— BEGIN —

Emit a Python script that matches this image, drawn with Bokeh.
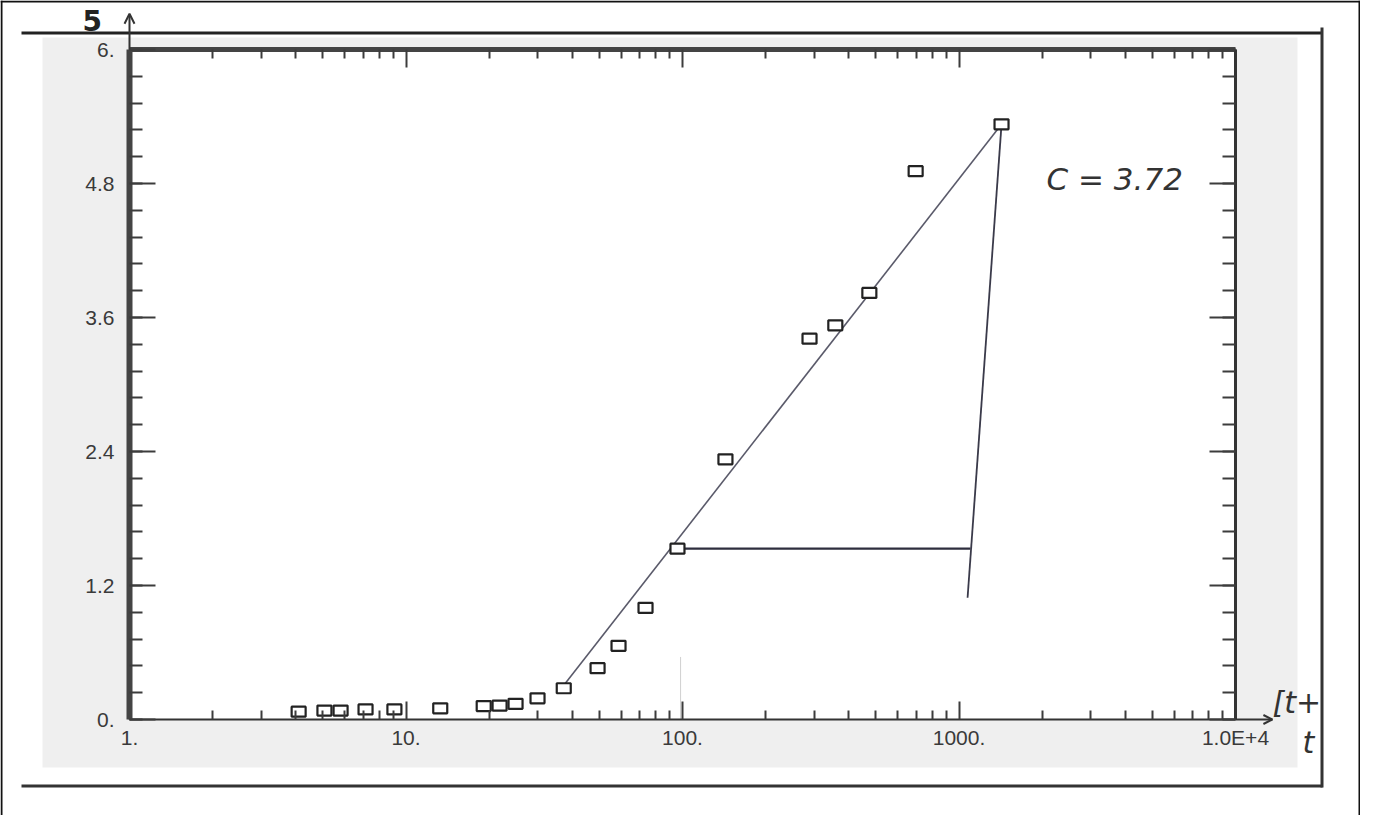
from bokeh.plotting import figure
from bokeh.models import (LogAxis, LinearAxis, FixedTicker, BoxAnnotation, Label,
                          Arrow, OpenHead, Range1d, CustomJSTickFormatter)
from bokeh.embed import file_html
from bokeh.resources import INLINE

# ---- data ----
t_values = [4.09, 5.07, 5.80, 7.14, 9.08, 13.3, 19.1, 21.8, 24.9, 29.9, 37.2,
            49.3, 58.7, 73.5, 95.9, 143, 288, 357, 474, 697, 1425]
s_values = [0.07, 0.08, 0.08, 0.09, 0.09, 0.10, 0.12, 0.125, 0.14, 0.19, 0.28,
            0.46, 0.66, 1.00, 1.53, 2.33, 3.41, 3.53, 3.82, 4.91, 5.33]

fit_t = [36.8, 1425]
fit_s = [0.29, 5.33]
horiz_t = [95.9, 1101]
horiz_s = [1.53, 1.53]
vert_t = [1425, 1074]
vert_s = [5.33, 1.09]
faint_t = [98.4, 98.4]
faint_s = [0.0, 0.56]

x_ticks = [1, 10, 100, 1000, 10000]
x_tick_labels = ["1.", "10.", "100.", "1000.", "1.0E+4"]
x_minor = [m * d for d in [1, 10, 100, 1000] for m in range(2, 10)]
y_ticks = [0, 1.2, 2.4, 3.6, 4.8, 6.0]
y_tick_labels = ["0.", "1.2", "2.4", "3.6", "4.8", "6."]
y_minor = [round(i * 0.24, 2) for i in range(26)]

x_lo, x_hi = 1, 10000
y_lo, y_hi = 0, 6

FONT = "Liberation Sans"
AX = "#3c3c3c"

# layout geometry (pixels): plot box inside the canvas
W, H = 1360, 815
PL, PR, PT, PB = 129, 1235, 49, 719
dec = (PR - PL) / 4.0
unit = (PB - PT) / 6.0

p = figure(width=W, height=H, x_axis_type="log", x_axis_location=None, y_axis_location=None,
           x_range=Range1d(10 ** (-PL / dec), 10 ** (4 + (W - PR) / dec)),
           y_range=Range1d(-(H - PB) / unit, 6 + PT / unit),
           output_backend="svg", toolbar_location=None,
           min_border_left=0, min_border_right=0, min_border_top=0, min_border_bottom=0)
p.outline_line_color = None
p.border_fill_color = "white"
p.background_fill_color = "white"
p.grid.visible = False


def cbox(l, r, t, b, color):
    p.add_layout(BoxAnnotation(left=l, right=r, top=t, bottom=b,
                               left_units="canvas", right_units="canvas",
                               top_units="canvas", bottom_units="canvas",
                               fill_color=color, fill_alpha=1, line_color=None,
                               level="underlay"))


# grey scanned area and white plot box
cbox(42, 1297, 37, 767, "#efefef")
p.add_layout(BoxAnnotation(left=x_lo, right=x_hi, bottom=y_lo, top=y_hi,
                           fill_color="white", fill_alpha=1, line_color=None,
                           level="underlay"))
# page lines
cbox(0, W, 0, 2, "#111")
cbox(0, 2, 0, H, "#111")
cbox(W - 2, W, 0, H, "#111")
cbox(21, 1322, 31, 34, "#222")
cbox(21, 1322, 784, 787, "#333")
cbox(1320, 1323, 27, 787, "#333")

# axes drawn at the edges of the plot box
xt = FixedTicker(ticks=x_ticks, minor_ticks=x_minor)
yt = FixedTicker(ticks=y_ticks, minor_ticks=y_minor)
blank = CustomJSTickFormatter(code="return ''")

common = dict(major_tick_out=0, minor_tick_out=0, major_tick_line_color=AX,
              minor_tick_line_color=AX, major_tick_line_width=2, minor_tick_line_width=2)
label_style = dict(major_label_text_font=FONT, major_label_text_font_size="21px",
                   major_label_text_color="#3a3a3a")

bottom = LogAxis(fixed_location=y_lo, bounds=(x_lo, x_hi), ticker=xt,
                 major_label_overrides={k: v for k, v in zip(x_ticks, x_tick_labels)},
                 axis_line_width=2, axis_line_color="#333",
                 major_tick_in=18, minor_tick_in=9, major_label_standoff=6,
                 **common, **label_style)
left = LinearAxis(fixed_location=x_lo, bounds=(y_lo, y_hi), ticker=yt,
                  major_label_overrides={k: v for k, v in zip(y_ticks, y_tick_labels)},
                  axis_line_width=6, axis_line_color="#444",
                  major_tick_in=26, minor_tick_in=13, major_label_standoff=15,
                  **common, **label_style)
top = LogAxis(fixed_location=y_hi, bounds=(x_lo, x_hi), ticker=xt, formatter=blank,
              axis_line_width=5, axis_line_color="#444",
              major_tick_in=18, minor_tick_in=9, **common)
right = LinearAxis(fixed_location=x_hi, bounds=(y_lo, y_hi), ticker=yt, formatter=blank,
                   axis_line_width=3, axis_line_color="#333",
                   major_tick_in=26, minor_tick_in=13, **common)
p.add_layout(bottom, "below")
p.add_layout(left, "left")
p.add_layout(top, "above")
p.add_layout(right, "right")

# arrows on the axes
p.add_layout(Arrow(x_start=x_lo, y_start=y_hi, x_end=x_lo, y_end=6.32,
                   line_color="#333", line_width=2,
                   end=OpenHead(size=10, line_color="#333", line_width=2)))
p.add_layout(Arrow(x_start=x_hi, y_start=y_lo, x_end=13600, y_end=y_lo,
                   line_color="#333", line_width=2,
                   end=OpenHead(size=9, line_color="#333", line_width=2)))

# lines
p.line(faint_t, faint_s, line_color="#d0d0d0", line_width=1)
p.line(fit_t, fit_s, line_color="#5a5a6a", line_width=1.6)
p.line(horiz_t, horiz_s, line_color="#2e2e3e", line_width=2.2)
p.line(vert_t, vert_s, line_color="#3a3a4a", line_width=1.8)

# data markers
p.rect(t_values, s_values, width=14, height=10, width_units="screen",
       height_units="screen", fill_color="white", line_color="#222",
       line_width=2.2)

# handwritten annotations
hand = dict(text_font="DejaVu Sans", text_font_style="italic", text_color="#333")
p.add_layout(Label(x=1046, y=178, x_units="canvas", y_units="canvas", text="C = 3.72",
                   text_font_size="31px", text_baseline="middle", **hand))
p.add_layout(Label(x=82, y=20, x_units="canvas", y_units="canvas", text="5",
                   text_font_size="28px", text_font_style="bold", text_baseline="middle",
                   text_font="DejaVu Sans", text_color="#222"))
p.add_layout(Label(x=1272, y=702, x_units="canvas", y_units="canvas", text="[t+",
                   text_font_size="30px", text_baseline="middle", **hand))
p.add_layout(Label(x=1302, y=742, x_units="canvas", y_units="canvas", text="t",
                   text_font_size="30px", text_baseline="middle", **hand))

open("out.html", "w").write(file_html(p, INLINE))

— END —
— BEGIN —

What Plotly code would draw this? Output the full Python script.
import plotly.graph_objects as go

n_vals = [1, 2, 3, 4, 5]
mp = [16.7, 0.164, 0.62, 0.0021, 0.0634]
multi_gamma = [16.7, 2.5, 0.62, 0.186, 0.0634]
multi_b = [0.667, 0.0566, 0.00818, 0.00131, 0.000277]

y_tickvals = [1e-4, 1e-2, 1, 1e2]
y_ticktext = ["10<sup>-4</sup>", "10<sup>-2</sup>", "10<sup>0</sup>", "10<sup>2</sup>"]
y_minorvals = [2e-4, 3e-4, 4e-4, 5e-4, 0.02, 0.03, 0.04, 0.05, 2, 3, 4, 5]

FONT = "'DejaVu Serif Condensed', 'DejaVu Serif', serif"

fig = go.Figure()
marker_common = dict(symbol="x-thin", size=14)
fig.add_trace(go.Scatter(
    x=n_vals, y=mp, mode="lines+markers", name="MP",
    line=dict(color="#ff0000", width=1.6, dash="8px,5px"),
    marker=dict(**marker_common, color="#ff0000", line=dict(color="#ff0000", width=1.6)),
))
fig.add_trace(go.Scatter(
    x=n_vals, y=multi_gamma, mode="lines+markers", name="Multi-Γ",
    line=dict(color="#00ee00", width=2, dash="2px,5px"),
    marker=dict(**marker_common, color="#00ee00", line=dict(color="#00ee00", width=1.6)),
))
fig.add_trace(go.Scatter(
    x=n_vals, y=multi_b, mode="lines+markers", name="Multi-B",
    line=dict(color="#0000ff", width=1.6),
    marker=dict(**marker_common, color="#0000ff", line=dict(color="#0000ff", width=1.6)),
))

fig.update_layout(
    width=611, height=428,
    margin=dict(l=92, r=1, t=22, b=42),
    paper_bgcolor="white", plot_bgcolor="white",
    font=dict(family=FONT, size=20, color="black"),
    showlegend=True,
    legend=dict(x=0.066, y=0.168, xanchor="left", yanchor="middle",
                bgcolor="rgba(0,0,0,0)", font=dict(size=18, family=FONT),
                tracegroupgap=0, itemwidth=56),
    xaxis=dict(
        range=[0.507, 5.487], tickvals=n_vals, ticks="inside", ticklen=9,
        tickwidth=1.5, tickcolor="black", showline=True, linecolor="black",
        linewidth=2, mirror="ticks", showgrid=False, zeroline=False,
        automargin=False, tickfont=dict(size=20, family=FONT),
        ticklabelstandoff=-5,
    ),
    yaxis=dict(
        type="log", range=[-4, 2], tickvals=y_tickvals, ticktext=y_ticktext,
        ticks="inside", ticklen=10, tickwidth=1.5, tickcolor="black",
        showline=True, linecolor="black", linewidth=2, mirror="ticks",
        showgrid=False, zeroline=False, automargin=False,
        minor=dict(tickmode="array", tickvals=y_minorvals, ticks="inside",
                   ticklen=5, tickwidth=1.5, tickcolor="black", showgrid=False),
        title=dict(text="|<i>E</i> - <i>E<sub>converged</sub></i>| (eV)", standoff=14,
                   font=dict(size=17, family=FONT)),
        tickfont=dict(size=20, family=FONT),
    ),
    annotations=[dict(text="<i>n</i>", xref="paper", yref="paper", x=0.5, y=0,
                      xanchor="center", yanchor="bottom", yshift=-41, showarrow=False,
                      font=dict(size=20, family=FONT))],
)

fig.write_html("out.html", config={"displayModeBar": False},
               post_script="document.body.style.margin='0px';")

— END —
— BEGIN —

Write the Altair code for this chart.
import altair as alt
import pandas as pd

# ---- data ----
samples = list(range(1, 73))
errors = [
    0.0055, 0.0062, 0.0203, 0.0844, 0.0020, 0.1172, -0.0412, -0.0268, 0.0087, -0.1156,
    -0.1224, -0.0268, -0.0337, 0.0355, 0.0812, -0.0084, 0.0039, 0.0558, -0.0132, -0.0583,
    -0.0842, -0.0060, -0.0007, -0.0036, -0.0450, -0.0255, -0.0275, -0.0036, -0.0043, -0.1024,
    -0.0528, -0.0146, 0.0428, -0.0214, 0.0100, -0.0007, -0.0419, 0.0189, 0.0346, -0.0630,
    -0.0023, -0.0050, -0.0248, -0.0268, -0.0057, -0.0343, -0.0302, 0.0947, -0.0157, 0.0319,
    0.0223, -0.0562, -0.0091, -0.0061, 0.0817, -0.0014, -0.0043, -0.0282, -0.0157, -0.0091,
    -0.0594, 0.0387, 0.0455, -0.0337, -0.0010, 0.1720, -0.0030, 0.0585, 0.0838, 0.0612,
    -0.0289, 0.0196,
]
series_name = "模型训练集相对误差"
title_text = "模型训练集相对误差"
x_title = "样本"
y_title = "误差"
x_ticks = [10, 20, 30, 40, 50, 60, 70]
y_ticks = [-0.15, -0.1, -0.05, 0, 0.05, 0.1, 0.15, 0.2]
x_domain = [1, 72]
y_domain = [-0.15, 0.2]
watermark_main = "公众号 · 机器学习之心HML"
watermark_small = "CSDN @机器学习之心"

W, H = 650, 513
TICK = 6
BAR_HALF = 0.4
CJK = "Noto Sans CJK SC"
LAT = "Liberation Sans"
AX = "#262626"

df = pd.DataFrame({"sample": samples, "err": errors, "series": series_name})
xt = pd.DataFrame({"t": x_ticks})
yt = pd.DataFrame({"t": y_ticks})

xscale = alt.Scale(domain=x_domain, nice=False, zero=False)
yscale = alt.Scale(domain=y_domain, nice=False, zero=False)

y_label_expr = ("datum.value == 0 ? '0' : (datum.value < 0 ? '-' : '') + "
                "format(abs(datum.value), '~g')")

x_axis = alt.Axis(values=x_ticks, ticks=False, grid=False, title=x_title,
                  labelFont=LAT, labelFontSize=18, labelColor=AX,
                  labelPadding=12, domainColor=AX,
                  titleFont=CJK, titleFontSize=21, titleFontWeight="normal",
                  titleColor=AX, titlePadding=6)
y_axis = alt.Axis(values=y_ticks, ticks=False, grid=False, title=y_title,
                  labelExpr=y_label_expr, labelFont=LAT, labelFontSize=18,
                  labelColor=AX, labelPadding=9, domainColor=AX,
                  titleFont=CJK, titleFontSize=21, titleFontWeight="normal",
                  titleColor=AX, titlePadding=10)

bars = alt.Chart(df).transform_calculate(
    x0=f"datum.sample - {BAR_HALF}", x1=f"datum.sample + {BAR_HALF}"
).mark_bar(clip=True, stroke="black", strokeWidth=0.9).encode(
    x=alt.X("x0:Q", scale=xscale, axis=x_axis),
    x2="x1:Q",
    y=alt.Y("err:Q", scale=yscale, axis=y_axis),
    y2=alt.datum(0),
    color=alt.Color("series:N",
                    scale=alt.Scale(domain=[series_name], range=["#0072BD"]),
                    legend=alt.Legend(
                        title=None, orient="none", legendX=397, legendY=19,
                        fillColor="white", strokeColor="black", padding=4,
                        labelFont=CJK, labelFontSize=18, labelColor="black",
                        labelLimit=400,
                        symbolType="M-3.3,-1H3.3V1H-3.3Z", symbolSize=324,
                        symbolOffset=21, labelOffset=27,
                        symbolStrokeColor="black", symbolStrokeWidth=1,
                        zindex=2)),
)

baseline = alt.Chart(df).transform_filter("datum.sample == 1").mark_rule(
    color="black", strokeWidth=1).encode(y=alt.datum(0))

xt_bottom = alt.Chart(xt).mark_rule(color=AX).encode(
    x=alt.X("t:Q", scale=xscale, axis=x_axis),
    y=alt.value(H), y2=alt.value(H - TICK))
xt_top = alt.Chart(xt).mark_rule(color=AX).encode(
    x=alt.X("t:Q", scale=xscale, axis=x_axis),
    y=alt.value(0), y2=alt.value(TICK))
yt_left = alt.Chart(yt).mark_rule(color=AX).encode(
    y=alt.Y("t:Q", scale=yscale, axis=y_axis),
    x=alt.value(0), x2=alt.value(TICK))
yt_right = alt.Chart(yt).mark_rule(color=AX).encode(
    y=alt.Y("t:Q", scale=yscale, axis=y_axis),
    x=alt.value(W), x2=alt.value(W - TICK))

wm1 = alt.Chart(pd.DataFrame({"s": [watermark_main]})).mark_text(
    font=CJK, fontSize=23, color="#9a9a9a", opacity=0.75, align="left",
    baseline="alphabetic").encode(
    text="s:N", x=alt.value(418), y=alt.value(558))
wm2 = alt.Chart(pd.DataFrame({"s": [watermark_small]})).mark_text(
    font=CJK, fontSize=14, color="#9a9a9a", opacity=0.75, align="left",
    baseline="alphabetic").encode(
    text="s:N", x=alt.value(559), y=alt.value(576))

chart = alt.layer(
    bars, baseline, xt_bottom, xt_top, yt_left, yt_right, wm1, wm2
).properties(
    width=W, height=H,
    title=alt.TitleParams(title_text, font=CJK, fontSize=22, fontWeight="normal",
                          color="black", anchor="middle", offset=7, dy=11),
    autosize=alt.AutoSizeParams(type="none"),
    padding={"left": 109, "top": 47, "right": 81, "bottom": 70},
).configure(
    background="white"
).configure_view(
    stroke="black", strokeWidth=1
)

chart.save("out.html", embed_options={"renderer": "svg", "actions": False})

— END —

What you will do:
Reproduce exactly the run of lines beginning with the one that contains "Emit a Python" and ending with the one that contains "unit = (PB - PT) / 6.0". Do not include pictures.

Written response:
Emit a Python script that matches this image, drawn with Bokeh.
from bokeh.plotting import figure
from bokeh.models import (LogAxis, LinearAxis, FixedTicker, BoxAnnotation, Label,
                          Arrow, OpenHead, Range1d, CustomJSTickFormatter)
from bokeh.embed import file_html
from bokeh.resources import INLINE

# ---- data ----
t_values = [4.09, 5.07, 5.80, 7.14, 9.08, 13.3, 19.1, 21.8, 24.9, 29.9, 37.2,
            49.3, 58.7, 73.5, 95.9, 143, 288, 357, 474, 697, 1425]
s_values = [0.07, 0.08, 0.08, 0.09, 0.09, 0.10, 0.12, 0.125, 0.14, 0.19, 0.28,
            0.46, 0.66, 1.00, 1.53, 2.33, 3.41, 3.53, 3.82, 4.91, 5.33]

fit_t = [36.8, 1425]
fit_s = [0.29, 5.33]
horiz_t = [95.9, 1101]
horiz_s = [1.53, 1.53]
vert_t = [1425, 1074]
vert_s = [5.33, 1.09]
faint_t = [98.4, 98.4]
faint_s = [0.0, 0.56]

x_ticks = [1, 10, 100, 1000, 10000]
x_tick_labels = ["1.", "10.", "100.", "1000.", "1.0E+4"]
x_minor = [m * d for d in [1, 10, 100, 1000] for m in range(2, 10)]
y_ticks = [0, 1.2, 2.4, 3.6, 4.8, 6.0]
y_tick_labels = ["0.", "1.2", "2.4", "3.6", "4.8", "6."]
y_minor = [round(i * 0.24, 2) for i in range(26)]

x_lo, x_hi = 1, 10000
y_lo, y_hi = 0, 6

FONT = "Liberation Sans"
AX = "#3c3c3c"

# layout geometry (pixels): plot box inside the canvas
W, H = 1360, 815
PL, PR, PT, PB = 129, 1235, 49, 719
dec = (PR - PL) / 4.0
unit = (PB - PT) / 6.0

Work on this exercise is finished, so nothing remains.